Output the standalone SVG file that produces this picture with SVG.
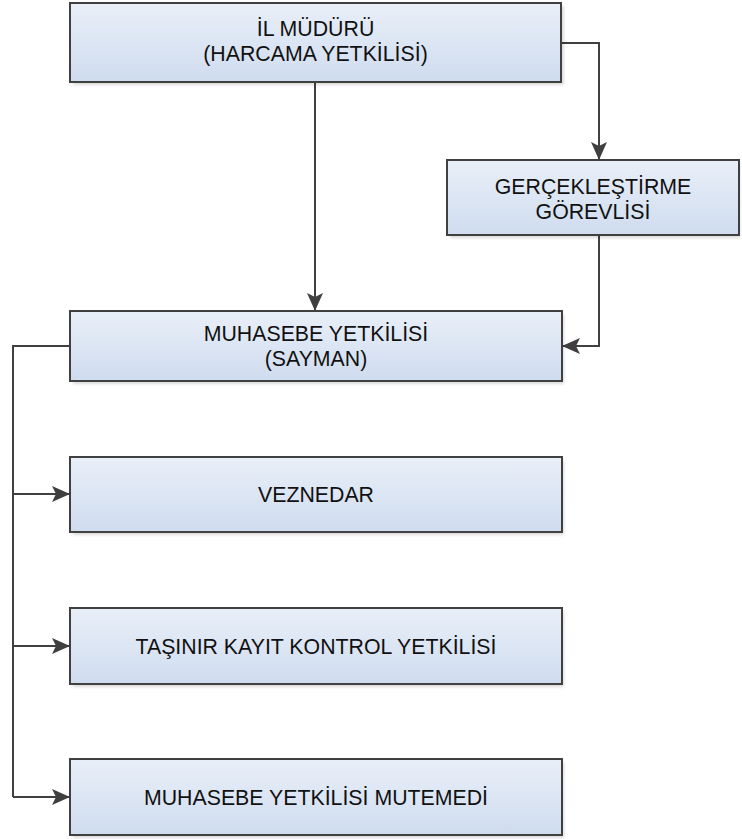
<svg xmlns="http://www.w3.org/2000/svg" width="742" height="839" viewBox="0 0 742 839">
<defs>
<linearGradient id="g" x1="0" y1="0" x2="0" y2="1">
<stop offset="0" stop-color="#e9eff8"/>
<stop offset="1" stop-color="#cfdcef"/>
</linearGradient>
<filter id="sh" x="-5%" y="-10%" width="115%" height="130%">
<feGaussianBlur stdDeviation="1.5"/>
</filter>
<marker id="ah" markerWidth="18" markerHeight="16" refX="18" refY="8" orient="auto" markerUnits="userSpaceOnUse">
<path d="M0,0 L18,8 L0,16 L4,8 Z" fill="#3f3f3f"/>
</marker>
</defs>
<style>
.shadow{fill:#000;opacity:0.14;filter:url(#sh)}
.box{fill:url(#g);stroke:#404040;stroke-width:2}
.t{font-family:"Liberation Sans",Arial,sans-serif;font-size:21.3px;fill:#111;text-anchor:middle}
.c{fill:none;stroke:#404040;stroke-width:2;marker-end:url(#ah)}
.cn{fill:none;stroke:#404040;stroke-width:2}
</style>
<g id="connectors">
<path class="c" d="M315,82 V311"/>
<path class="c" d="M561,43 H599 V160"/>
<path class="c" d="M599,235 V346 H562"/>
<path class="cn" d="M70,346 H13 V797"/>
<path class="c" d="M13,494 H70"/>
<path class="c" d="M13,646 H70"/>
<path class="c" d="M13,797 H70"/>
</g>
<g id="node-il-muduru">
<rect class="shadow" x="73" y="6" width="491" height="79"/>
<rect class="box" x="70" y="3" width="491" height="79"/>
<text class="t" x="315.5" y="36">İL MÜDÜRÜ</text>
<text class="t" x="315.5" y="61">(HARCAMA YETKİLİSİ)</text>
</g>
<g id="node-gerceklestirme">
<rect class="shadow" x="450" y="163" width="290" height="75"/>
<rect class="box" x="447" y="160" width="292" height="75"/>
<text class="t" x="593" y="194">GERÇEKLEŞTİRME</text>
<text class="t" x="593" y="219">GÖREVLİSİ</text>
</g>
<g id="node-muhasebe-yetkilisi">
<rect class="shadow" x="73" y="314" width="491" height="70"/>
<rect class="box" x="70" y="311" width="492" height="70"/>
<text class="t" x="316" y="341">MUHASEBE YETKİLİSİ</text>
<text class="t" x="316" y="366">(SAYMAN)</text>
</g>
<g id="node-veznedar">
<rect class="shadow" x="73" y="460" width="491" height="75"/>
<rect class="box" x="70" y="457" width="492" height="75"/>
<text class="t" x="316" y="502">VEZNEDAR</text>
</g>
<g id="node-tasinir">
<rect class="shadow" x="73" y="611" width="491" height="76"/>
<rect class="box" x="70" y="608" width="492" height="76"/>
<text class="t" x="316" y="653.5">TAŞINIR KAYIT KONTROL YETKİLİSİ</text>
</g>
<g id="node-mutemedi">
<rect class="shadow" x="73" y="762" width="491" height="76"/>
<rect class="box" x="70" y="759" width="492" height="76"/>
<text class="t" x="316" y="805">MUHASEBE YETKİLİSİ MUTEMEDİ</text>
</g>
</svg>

[Required task]
Leave out the pictures and give the listing above again exactly.

[Task output]
Output the standalone SVG file that produces this picture with SVG.
<svg xmlns="http://www.w3.org/2000/svg" width="742" height="839" viewBox="0 0 742 839">
<defs>
<linearGradient id="g" x1="0" y1="0" x2="0" y2="1">
<stop offset="0" stop-color="#e9eff8"/>
<stop offset="1" stop-color="#cfdcef"/>
</linearGradient>
<filter id="sh" x="-5%" y="-10%" width="115%" height="130%">
<feGaussianBlur stdDeviation="1.5"/>
</filter>
<marker id="ah" markerWidth="18" markerHeight="16" refX="18" refY="8" orient="auto" markerUnits="userSpaceOnUse">
<path d="M0,0 L18,8 L0,16 L4,8 Z" fill="#3f3f3f"/>
</marker>
</defs>
<style>
.shadow{fill:#000;opacity:0.14;filter:url(#sh)}
.box{fill:url(#g);stroke:#404040;stroke-width:2}
.t{font-family:"Liberation Sans",Arial,sans-serif;font-size:21.3px;fill:#111;text-anchor:middle}
.c{fill:none;stroke:#404040;stroke-width:2;marker-end:url(#ah)}
.cn{fill:none;stroke:#404040;stroke-width:2}
</style>
<g id="connectors">
<path class="c" d="M315,82 V311"/>
<path class="c" d="M561,43 H599 V160"/>
<path class="c" d="M599,235 V346 H562"/>
<path class="cn" d="M70,346 H13 V797"/>
<path class="c" d="M13,494 H70"/>
<path class="c" d="M13,646 H70"/>
<path class="c" d="M13,797 H70"/>
</g>
<g id="node-il-muduru">
<rect class="shadow" x="73" y="6" width="491" height="79"/>
<rect class="box" x="70" y="3" width="491" height="79"/>
<text class="t" x="315.5" y="36">İL MÜDÜRÜ</text>
<text class="t" x="315.5" y="61">(HARCAMA YETKİLİSİ)</text>
</g>
<g id="node-gerceklestirme">
<rect class="shadow" x="450" y="163" width="290" height="75"/>
<rect class="box" x="447" y="160" width="292" height="75"/>
<text class="t" x="593" y="194">GERÇEKLEŞTİRME</text>
<text class="t" x="593" y="219">GÖREVLİSİ</text>
</g>
<g id="node-muhasebe-yetkilisi">
<rect class="shadow" x="73" y="314" width="491" height="70"/>
<rect class="box" x="70" y="311" width="492" height="70"/>
<text class="t" x="316" y="341">MUHASEBE YETKİLİSİ</text>
<text class="t" x="316" y="366">(SAYMAN)</text>
</g>
<g id="node-veznedar">
<rect class="shadow" x="73" y="460" width="491" height="75"/>
<rect class="box" x="70" y="457" width="492" height="75"/>
<text class="t" x="316" y="502">VEZNEDAR</text>
</g>
<g id="node-tasinir">
<rect class="shadow" x="73" y="611" width="491" height="76"/>
<rect class="box" x="70" y="608" width="492" height="76"/>
<text class="t" x="316" y="653.5">TAŞINIR KAYIT KONTROL YETKİLİSİ</text>
</g>
<g id="node-mutemedi">
<rect class="shadow" x="73" y="762" width="491" height="76"/>
<rect class="box" x="70" y="759" width="492" height="76"/>
<text class="t" x="316" y="805">MUHASEBE YETKİLİSİ MUTEMEDİ</text>
</g>
</svg>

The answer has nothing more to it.